Has anyone ever came across a point of time when you can't possibly put your feelings into words and the past kept haunting you so badly but all you want to do is to cry, so you would feel better? I know it sounds stupid if you're not gonna explain anything and well it doesn't help to solve anything as well.. Sometime, i can't seems express myself well to anyone and not sure if i'm opening up enough too.
I hope i'm doing things well and not messing up anything in friendships and relationships. Cause i'm learning to give and not to take. Its not so easy for me, after so much of shits from the past.. I hope i can get more understanding from people that means alot to me. I can give all the time i have in the world to them, but sometime all i want is understandings and a little time of their for myself, am not asking too much right? I miss alot of people. It reminds me of them when i came across certain things.. Even though i only manage to keep certain people in my life but i guess is enough and i really do treasure them alot.

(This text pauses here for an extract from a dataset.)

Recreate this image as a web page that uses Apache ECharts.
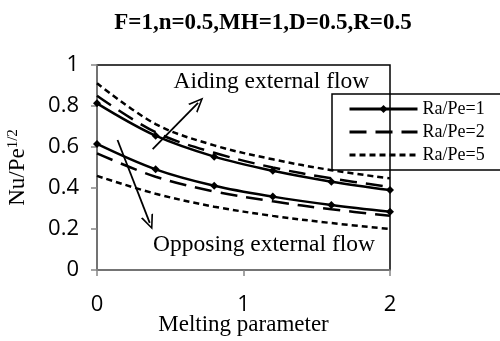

This is not a emotional post or whatsoever you think i'm having problems kind of post.. Hahaha i just came across lots of stuff recently and i thought alot about it. I love my life now, simple yet sweet..
Alright, hehehe i shall watch my last few episode of dramas and turn in early! Oh and i need a job badly. I hope i'll get one soon, i'm getting poorer and poorer each day. I'll probably blog again when i feel like again to keep this blog alive! Kthx for reading this boring post, bai!